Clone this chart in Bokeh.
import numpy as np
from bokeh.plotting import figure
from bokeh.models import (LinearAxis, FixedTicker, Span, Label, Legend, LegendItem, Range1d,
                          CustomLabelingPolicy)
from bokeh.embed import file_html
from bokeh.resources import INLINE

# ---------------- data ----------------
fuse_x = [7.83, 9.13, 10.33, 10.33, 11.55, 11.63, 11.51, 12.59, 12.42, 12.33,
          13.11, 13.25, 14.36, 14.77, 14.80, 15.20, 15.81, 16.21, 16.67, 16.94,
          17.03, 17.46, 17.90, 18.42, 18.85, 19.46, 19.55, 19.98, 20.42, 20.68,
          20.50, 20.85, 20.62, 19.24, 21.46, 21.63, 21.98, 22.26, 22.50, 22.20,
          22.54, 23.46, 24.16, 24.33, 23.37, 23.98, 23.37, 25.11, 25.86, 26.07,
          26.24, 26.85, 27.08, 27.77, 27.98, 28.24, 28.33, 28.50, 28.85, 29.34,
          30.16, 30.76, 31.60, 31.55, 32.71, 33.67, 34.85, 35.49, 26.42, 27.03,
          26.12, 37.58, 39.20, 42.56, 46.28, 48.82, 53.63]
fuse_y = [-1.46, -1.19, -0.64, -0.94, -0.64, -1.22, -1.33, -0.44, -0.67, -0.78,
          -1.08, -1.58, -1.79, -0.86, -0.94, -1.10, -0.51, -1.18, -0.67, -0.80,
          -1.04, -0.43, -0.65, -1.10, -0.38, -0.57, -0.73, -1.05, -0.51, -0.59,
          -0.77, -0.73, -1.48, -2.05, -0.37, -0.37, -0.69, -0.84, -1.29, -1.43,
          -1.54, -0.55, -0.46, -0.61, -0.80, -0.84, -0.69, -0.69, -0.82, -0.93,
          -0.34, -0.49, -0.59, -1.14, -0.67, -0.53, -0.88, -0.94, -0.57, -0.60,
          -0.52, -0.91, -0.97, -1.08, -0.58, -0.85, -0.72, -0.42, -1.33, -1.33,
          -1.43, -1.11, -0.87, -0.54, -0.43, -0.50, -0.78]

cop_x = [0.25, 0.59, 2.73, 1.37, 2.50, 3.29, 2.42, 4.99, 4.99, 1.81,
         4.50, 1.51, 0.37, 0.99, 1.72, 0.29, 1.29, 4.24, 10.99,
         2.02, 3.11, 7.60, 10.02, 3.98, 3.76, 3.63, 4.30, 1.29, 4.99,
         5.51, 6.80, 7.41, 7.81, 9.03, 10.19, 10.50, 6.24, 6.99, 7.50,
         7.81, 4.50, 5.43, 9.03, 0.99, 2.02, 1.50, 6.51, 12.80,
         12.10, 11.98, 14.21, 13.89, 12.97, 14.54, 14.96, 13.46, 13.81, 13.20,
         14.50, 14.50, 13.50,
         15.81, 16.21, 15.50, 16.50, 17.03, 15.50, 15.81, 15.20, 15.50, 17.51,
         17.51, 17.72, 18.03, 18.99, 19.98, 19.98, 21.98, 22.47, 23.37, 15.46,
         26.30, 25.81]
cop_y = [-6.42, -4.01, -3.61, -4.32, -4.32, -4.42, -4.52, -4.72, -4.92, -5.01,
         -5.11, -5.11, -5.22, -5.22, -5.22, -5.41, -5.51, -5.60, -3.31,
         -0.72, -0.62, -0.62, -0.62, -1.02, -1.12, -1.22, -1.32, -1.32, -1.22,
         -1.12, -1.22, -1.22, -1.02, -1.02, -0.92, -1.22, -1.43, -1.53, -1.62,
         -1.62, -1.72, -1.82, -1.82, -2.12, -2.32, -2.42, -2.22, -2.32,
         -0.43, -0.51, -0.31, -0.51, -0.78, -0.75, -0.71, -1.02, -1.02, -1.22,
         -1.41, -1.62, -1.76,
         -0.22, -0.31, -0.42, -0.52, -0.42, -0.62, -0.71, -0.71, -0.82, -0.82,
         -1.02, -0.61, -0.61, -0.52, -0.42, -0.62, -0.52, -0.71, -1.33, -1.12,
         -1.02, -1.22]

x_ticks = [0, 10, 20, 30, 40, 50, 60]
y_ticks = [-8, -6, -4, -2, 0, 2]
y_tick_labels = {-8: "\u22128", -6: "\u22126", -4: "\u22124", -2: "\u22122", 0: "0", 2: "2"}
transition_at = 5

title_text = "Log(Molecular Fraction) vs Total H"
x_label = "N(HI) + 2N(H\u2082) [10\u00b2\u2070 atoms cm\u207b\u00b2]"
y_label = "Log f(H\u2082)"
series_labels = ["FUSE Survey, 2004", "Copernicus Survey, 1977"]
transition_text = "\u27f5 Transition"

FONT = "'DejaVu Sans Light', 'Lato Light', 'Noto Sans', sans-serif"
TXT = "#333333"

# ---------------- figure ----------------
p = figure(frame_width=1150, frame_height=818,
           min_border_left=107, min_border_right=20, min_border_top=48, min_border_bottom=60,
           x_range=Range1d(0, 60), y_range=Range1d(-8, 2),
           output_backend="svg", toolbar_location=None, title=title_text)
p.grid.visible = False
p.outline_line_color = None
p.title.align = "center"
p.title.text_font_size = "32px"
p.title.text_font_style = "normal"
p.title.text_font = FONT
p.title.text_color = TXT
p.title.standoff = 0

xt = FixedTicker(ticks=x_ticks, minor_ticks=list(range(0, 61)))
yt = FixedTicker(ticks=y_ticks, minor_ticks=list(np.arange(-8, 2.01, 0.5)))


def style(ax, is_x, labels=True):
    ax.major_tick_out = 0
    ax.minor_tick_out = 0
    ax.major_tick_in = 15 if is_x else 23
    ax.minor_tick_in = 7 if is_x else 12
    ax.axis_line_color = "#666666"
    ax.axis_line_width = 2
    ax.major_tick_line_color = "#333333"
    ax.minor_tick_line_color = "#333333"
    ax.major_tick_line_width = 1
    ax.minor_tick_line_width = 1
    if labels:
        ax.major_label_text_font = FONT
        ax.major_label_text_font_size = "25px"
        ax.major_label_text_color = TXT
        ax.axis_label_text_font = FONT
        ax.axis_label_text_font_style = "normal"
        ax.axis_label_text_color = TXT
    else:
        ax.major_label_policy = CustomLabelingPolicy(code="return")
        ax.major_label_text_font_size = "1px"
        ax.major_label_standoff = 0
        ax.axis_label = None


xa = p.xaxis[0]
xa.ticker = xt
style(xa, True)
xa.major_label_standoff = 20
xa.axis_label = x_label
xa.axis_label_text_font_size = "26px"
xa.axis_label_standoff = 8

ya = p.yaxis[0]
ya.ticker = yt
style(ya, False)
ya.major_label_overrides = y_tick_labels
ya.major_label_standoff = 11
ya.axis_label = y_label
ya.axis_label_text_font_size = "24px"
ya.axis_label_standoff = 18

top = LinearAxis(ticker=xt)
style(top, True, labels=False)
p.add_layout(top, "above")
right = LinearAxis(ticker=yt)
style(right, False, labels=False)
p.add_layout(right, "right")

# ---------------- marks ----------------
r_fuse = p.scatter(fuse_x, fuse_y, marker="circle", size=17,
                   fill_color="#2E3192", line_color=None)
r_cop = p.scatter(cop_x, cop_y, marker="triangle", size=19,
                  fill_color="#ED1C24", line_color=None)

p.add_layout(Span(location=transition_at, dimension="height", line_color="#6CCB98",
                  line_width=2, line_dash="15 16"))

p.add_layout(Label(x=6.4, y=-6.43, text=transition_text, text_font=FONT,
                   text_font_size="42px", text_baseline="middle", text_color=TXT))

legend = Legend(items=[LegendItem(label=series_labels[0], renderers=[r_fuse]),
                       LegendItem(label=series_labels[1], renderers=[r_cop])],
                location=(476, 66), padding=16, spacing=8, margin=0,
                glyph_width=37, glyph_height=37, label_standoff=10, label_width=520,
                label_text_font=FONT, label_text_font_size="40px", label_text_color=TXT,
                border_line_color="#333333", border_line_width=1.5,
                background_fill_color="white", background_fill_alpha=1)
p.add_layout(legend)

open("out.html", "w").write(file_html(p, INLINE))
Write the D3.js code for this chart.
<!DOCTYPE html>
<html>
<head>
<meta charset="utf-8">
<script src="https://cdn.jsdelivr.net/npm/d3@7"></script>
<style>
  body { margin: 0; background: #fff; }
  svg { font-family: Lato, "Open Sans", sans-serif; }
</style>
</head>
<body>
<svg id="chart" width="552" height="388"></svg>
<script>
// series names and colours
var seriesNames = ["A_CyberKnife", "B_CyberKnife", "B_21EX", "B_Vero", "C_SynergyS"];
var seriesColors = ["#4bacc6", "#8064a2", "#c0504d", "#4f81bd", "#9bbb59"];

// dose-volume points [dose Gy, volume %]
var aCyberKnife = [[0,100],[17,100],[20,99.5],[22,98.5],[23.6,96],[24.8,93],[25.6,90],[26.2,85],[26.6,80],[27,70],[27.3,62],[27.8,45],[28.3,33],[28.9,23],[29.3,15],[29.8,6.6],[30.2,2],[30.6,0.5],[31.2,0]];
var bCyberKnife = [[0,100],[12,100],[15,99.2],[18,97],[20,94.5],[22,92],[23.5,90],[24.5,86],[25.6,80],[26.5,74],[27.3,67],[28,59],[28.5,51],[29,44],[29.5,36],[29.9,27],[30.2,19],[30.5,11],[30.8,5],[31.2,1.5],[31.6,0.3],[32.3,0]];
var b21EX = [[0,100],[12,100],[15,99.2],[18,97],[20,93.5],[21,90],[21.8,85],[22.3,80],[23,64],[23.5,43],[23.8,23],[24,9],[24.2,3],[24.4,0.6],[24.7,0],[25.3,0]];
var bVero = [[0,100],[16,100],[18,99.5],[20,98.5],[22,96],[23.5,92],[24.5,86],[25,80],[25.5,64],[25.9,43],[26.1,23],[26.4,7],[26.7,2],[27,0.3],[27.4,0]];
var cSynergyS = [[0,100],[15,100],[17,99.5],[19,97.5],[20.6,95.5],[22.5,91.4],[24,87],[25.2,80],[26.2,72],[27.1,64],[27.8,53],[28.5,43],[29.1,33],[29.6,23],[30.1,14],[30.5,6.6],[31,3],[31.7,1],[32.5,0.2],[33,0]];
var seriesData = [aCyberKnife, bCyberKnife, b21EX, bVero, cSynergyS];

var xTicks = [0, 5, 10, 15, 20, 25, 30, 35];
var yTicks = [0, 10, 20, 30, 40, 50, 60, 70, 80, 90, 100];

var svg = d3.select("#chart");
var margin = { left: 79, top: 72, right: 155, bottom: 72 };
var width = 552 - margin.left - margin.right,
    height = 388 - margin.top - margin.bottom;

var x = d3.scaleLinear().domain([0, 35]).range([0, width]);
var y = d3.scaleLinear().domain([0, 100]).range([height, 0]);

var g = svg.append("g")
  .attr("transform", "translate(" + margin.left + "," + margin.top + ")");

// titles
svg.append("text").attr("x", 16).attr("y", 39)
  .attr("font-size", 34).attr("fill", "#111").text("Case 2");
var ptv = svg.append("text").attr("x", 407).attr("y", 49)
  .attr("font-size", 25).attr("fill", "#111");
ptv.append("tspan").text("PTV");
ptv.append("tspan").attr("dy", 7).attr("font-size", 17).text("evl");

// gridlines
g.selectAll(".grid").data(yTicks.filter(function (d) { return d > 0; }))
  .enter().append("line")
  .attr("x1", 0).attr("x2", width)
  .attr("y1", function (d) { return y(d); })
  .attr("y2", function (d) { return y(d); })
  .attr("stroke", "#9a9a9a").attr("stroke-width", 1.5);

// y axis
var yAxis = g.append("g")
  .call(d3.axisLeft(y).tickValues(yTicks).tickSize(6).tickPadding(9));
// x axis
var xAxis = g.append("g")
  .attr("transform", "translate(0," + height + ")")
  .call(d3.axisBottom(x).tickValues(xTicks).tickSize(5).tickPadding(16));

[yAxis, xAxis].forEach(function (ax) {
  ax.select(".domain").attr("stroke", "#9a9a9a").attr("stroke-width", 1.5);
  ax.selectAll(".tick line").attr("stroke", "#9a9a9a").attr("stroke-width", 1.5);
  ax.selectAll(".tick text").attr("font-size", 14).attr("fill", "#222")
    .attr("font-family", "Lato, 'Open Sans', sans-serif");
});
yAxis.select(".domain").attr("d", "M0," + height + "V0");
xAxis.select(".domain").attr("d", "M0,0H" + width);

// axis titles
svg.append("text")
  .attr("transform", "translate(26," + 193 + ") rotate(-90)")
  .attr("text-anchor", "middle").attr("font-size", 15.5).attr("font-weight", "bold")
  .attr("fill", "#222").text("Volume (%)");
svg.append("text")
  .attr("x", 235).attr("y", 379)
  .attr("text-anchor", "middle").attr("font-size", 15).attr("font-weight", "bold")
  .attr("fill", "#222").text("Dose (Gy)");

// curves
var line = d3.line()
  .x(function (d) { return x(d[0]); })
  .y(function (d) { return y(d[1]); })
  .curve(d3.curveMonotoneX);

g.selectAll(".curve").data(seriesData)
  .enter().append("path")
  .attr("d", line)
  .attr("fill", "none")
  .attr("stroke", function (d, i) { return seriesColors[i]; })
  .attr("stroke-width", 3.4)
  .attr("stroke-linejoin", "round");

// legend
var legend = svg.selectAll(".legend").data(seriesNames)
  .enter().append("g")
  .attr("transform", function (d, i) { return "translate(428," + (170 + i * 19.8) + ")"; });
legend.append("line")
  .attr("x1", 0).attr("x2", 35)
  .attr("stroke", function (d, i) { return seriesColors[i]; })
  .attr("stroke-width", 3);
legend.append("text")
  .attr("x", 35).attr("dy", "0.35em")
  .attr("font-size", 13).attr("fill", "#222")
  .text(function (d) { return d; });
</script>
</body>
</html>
_ _ _
Reprint the data above from the opening line to the line holding "-1.43, -1.11, -0.87, -0.54, -0.43, -0.50, -0.78]", inclusive, and nothing else.

Clone this chart in Bokeh.
import numpy as np
from bokeh.plotting import figure
from bokeh.models import (LinearAxis, FixedTicker, Span, Label, Legend, LegendItem, Range1d,
                          CustomLabelingPolicy)
from bokeh.embed import file_html
from bokeh.resources import INLINE

# ---------------- data ----------------
fuse_x = [7.83, 9.13, 10.33, 10.33, 11.55, 11.63, 11.51, 12.59, 12.42, 12.33,
          13.11, 13.25, 14.36, 14.77, 14.80, 15.20, 15.81, 16.21, 16.67, 16.94,
          17.03, 17.46, 17.90, 18.42, 18.85, 19.46, 19.55, 19.98, 20.42, 20.68,
          20.50, 20.85, 20.62, 19.24, 21.46, 21.63, 21.98, 22.26, 22.50, 22.20,
          22.54, 23.46, 24.16, 24.33, 23.37, 23.98, 23.37, 25.11, 25.86, 26.07,
          26.24, 26.85, 27.08, 27.77, 27.98, 28.24, 28.33, 28.50, 28.85, 29.34,
          30.16, 30.76, 31.60, 31.55, 32.71, 33.67, 34.85, 35.49, 26.42, 27.03,
          26.12, 37.58, 39.20, 42.56, 46.28, 48.82, 53.63]
fuse_y = [-1.46, -1.19, -0.64, -0.94, -0.64, -1.22, -1.33, -0.44, -0.67, -0.78,
          -1.08, -1.58, -1.79, -0.86, -0.94, -1.10, -0.51, -1.18, -0.67, -0.80,
          -1.04, -0.43, -0.65, -1.10, -0.38, -0.57, -0.73, -1.05, -0.51, -0.59,
          -0.77, -0.73, -1.48, -2.05, -0.37, -0.37, -0.69, -0.84, -1.29, -1.43,
          -1.54, -0.55, -0.46, -0.61, -0.80, -0.84, -0.69, -0.69, -0.82, -0.93,
          -0.34, -0.49, -0.59, -1.14, -0.67, -0.53, -0.88, -0.94, -0.57, -0.60,
          -0.52, -0.91, -0.97, -1.08, -0.58, -0.85, -0.72, -0.42, -1.33, -1.33,
          -1.43, -1.11, -0.87, -0.54, -0.43, -0.50, -0.78]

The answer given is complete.